=== Given data ===
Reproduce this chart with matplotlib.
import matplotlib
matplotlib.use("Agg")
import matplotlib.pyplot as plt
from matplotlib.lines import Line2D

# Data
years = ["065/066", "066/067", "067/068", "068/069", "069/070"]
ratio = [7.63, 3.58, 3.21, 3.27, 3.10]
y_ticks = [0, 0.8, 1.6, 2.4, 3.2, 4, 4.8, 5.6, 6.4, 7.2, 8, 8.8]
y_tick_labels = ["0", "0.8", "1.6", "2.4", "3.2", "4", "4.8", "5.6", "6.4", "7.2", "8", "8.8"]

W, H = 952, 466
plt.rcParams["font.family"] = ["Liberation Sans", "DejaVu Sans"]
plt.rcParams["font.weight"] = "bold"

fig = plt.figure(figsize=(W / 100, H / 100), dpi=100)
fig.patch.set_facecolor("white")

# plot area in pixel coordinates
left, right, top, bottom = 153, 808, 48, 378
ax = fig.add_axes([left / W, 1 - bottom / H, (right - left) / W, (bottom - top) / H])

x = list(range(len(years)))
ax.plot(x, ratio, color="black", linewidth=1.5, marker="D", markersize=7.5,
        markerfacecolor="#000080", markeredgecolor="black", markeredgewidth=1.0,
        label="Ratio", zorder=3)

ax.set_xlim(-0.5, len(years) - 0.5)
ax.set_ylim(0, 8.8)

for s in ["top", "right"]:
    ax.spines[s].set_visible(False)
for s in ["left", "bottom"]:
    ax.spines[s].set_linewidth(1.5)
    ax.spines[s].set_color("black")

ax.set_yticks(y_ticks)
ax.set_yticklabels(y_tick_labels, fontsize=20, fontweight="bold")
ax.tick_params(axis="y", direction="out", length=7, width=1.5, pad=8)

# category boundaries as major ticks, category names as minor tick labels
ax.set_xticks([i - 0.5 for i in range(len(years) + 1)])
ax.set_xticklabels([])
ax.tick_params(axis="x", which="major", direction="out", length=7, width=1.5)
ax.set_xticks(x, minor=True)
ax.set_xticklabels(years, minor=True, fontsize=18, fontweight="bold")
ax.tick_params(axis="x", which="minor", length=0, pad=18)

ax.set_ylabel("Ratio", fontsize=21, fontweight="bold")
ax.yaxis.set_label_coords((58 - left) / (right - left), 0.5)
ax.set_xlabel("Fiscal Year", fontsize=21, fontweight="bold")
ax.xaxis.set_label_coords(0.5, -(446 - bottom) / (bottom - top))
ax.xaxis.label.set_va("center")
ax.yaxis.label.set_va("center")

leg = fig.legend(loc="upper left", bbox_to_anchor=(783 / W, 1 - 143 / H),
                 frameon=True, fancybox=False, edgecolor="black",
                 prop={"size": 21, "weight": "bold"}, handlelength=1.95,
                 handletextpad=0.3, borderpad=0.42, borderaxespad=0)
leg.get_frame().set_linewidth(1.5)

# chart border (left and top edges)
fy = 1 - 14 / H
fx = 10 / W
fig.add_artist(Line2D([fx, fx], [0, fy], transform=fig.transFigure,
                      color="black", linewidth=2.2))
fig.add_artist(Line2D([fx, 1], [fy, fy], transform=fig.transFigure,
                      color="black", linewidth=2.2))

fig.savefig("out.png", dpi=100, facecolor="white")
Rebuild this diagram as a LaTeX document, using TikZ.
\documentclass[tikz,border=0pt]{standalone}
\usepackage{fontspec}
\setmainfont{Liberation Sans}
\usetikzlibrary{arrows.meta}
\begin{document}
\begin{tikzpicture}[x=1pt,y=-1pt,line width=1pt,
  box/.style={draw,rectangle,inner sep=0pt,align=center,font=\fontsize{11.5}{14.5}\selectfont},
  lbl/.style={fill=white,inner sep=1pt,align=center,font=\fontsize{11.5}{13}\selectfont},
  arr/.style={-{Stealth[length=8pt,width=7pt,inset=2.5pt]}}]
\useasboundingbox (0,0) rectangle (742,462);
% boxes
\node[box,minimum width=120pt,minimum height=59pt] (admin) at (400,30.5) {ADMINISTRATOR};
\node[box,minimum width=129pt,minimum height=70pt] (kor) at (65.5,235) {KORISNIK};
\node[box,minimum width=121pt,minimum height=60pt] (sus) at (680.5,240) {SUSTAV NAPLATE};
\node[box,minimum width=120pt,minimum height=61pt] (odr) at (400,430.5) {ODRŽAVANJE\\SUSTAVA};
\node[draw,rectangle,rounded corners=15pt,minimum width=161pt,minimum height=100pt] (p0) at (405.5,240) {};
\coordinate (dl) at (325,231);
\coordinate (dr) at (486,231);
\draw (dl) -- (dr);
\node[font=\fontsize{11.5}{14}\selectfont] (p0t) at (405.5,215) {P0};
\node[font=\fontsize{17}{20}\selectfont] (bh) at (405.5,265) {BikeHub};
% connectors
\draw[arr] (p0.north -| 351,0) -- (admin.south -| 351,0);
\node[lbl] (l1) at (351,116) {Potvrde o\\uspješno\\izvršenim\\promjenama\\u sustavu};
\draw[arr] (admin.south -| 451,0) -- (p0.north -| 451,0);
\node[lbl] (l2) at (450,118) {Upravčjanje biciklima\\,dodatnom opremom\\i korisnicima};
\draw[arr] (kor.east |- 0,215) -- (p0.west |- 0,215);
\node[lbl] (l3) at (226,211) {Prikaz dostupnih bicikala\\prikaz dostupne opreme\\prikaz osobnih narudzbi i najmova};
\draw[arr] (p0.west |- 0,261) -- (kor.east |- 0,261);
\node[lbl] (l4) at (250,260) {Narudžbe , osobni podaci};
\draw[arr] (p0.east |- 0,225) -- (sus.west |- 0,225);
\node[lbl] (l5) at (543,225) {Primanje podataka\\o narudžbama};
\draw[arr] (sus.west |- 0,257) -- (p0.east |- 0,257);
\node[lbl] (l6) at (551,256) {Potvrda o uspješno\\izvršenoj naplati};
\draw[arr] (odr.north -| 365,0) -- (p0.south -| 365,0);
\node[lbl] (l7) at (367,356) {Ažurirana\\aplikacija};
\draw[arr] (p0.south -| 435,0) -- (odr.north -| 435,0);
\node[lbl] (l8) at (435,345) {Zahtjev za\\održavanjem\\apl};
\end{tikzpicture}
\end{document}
===
Work to be completed: Return, word for word, every line from the top of the entries down to the line that holds "from matplotlib.lines import Line2D", both included.

Problem solution:
Reproduce this chart with matplotlib.
import matplotlib
matplotlib.use("Agg")
import matplotlib.pyplot as plt
from matplotlib.lines import Line2D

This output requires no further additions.